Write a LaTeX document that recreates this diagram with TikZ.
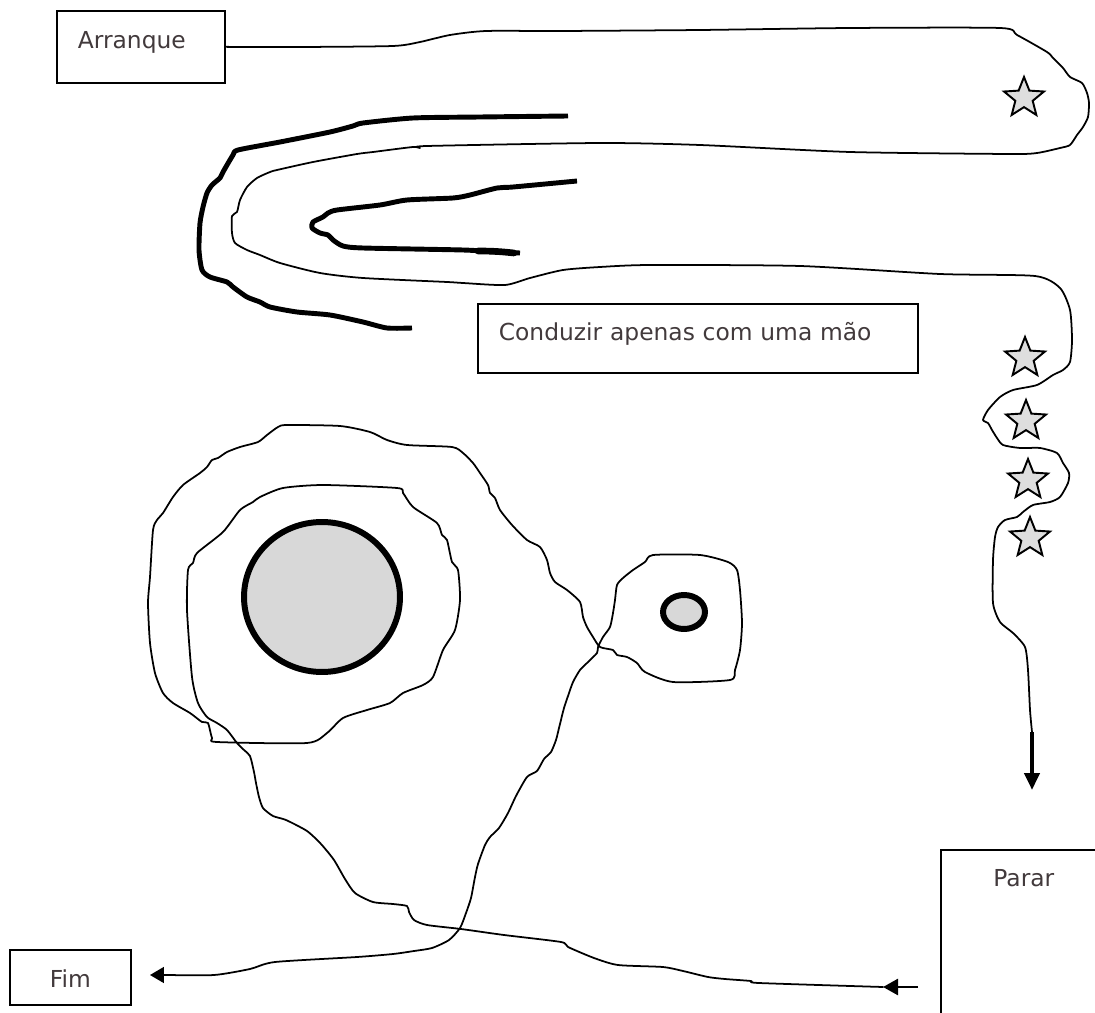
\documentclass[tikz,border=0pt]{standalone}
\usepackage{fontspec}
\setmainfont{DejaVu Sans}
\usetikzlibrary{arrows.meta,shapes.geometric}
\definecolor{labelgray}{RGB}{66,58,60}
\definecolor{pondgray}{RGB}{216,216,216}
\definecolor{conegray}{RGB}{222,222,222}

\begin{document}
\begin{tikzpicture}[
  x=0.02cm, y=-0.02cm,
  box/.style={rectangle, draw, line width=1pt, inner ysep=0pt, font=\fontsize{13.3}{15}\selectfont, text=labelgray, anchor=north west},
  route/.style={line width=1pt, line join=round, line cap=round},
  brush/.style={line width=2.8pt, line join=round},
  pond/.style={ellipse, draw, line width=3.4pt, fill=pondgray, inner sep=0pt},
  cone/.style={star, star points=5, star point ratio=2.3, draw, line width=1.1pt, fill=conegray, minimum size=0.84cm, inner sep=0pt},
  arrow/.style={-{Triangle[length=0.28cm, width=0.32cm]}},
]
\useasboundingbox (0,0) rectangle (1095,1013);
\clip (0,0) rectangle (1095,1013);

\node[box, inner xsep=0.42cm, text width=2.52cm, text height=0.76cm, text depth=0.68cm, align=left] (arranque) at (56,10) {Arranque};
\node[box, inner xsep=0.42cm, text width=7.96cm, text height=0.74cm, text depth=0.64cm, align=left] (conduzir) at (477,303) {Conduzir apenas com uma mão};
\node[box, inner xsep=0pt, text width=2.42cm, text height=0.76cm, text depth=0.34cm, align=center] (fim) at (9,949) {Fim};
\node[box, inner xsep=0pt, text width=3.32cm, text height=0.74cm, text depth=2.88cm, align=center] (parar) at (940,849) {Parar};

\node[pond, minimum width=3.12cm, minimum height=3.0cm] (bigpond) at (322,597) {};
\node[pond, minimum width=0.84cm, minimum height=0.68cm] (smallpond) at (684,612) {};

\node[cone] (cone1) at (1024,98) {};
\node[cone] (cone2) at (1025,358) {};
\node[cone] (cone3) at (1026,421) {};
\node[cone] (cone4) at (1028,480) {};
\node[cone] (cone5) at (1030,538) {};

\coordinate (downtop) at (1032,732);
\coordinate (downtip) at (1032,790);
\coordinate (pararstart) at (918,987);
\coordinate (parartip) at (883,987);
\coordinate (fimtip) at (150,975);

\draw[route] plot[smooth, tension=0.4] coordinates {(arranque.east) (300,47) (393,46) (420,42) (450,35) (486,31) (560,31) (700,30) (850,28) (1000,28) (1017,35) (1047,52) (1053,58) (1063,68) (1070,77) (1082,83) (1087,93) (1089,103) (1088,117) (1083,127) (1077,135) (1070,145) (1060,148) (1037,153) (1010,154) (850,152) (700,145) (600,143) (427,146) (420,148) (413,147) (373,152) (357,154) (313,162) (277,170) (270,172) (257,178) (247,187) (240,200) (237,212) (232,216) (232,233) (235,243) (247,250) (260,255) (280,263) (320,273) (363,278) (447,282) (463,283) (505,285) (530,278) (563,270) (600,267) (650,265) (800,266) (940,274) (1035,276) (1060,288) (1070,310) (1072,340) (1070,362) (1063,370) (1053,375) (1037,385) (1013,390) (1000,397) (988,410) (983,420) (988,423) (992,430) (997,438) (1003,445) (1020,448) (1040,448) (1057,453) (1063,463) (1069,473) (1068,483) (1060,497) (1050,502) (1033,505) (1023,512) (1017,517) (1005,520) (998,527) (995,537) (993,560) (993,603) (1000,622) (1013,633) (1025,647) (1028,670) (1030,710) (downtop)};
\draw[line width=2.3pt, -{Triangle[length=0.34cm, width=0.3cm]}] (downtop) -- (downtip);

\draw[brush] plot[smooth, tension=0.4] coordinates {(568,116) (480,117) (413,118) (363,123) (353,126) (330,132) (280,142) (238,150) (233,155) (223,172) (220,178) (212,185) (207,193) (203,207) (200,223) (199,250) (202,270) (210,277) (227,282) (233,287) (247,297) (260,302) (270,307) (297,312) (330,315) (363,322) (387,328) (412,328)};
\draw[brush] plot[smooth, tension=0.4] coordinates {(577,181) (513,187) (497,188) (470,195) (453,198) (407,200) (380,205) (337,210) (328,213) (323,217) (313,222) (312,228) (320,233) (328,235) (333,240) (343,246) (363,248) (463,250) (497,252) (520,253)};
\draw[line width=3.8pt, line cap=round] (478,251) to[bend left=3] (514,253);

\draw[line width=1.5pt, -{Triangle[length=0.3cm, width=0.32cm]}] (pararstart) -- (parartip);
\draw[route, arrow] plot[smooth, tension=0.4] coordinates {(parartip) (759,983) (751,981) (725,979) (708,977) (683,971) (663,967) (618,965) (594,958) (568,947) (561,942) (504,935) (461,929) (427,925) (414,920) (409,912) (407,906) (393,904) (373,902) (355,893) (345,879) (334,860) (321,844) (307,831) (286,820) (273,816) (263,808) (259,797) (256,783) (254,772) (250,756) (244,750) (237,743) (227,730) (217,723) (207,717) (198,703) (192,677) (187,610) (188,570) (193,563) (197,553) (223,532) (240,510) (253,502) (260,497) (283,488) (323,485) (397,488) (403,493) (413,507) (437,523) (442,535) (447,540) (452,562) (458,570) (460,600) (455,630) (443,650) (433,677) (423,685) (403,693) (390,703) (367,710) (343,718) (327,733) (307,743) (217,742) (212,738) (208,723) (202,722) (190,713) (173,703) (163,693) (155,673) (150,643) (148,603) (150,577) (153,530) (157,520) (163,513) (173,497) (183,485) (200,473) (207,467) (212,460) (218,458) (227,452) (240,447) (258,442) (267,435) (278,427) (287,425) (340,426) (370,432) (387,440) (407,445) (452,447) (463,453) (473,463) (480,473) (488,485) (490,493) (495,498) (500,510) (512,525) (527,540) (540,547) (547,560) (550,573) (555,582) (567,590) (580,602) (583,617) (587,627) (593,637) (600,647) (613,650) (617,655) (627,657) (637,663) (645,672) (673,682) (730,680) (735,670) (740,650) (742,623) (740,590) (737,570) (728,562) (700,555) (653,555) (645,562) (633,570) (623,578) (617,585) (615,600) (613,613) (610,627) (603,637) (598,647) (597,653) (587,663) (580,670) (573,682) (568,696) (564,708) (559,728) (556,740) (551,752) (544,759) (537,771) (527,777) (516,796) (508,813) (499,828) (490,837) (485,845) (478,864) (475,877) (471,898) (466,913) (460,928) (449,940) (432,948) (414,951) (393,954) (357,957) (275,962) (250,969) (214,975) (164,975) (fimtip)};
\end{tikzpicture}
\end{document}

• [The request]:
Output all of the data exactly as it stands, minus any images.

• [Expected answer]:
Write a LaTeX document that recreates this diagram with TikZ.
\documentclass[tikz,border=0pt]{standalone}
\usepackage{fontspec}
\setmainfont{DejaVu Sans}
\usetikzlibrary{arrows.meta,shapes.geometric}
\definecolor{labelgray}{RGB}{66,58,60}
\definecolor{pondgray}{RGB}{216,216,216}
\definecolor{conegray}{RGB}{222,222,222}

\begin{document}
\begin{tikzpicture}[
  x=0.02cm, y=-0.02cm,
  box/.style={rectangle, draw, line width=1pt, inner ysep=0pt, font=\fontsize{13.3}{15}\selectfont, text=labelgray, anchor=north west},
  route/.style={line width=1pt, line join=round, line cap=round},
  brush/.style={line width=2.8pt, line join=round},
  pond/.style={ellipse, draw, line width=3.4pt, fill=pondgray, inner sep=0pt},
  cone/.style={star, star points=5, star point ratio=2.3, draw, line width=1.1pt, fill=conegray, minimum size=0.84cm, inner sep=0pt},
  arrow/.style={-{Triangle[length=0.28cm, width=0.32cm]}},
]
\useasboundingbox (0,0) rectangle (1095,1013);
\clip (0,0) rectangle (1095,1013);

\node[box, inner xsep=0.42cm, text width=2.52cm, text height=0.76cm, text depth=0.68cm, align=left] (arranque) at (56,10) {Arranque};
\node[box, inner xsep=0.42cm, text width=7.96cm, text height=0.74cm, text depth=0.64cm, align=left] (conduzir) at (477,303) {Conduzir apenas com uma mão};
\node[box, inner xsep=0pt, text width=2.42cm, text height=0.76cm, text depth=0.34cm, align=center] (fim) at (9,949) {Fim};
\node[box, inner xsep=0pt, text width=3.32cm, text height=0.74cm, text depth=2.88cm, align=center] (parar) at (940,849) {Parar};

\node[pond, minimum width=3.12cm, minimum height=3.0cm] (bigpond) at (322,597) {};
\node[pond, minimum width=0.84cm, minimum height=0.68cm] (smallpond) at (684,612) {};

\node[cone] (cone1) at (1024,98) {};
\node[cone] (cone2) at (1025,358) {};
\node[cone] (cone3) at (1026,421) {};
\node[cone] (cone4) at (1028,480) {};
\node[cone] (cone5) at (1030,538) {};

\coordinate (downtop) at (1032,732);
\coordinate (downtip) at (1032,790);
\coordinate (pararstart) at (918,987);
\coordinate (parartip) at (883,987);
\coordinate (fimtip) at (150,975);

\draw[route] plot[smooth, tension=0.4] coordinates {(arranque.east) (300,47) (393,46) (420,42) (450,35) (486,31) (560,31) (700,30) (850,28) (1000,28) (1017,35) (1047,52) (1053,58) (1063,68) (1070,77) (1082,83) (1087,93) (1089,103) (1088,117) (1083,127) (1077,135) (1070,145) (1060,148) (1037,153) (1010,154) (850,152) (700,145) (600,143) (427,146) (420,148) (413,147) (373,152) (357,154) (313,162) (277,170) (270,172) (257,178) (247,187) (240,200) (237,212) (232,216) (232,233) (235,243) (247,250) (260,255) (280,263) (320,273) (363,278) (447,282) (463,283) (505,285) (530,278) (563,270) (600,267) (650,265) (800,266) (940,274) (1035,276) (1060,288) (1070,310) (1072,340) (1070,362) (1063,370) (1053,375) (1037,385) (1013,390) (1000,397) (988,410) (983,420) (988,423) (992,430) (997,438) (1003,445) (1020,448) (1040,448) (1057,453) (1063,463) (1069,473) (1068,483) (1060,497) (1050,502) (1033,505) (1023,512) (1017,517) (1005,520) (998,527) (995,537) (993,560) (993,603) (1000,622) (1013,633) (1025,647) (1028,670) (1030,710) (downtop)};
\draw[line width=2.3pt, -{Triangle[length=0.34cm, width=0.3cm]}] (downtop) -- (downtip);

\draw[brush] plot[smooth, tension=0.4] coordinates {(568,116) (480,117) (413,118) (363,123) (353,126) (330,132) (280,142) (238,150) (233,155) (223,172) (220,178) (212,185) (207,193) (203,207) (200,223) (199,250) (202,270) (210,277) (227,282) (233,287) (247,297) (260,302) (270,307) (297,312) (330,315) (363,322) (387,328) (412,328)};
\draw[brush] plot[smooth, tension=0.4] coordinates {(577,181) (513,187) (497,188) (470,195) (453,198) (407,200) (380,205) (337,210) (328,213) (323,217) (313,222) (312,228) (320,233) (328,235) (333,240) (343,246) (363,248) (463,250) (497,252) (520,253)};
\draw[line width=3.8pt, line cap=round] (478,251) to[bend left=3] (514,253);

\draw[line width=1.5pt, -{Triangle[length=0.3cm, width=0.32cm]}] (pararstart) -- (parartip);
\draw[route, arrow] plot[smooth, tension=0.4] coordinates {(parartip) (759,983) (751,981) (725,979) (708,977) (683,971) (663,967) (618,965) (594,958) (568,947) (561,942) (504,935) (461,929) (427,925) (414,920) (409,912) (407,906) (393,904) (373,902) (355,893) (345,879) (334,860) (321,844) (307,831) (286,820) (273,816) (263,808) (259,797) (256,783) (254,772) (250,756) (244,750) (237,743) (227,730) (217,723) (207,717) (198,703) (192,677) (187,610) (188,570) (193,563) (197,553) (223,532) (240,510) (253,502) (260,497) (283,488) (323,485) (397,488) (403,493) (413,507) (437,523) (442,535) (447,540) (452,562) (458,570) (460,600) (455,630) (443,650) (433,677) (423,685) (403,693) (390,703) (367,710) (343,718) (327,733) (307,743) (217,742) (212,738) (208,723) (202,722) (190,713) (173,703) (163,693) (155,673) (150,643) (148,603) (150,577) (153,530) (157,520) (163,513) (173,497) (183,485) (200,473) (207,467) (212,460) (218,458) (227,452) (240,447) (258,442) (267,435) (278,427) (287,425) (340,426) (370,432) (387,440) (407,445) (452,447) (463,453) (473,463) (480,473) (488,485) (490,493) (495,498) (500,510) (512,525) (527,540) (540,547) (547,560) (550,573) (555,582) (567,590) (580,602) (583,617) (587,627) (593,637) (600,647) (613,650) (617,655) (627,657) (637,663) (645,672) (673,682) (730,680) (735,670) (740,650) (742,623) (740,590) (737,570) (728,562) (700,555) (653,555) (645,562) (633,570) (623,578) (617,585) (615,600) (613,613) (610,627) (603,637) (598,647) (597,653) (587,663) (580,670) (573,682) (568,696) (564,708) (559,728) (556,740) (551,752) (544,759) (537,771) (527,777) (516,796) (508,813) (499,828) (490,837) (485,845) (478,864) (475,877) (471,898) (466,913) (460,928) (449,940) (432,948) (414,951) (393,954) (357,957) (275,962) (250,969) (214,975) (164,975) (fimtip)};
\end{tikzpicture}
\end{document}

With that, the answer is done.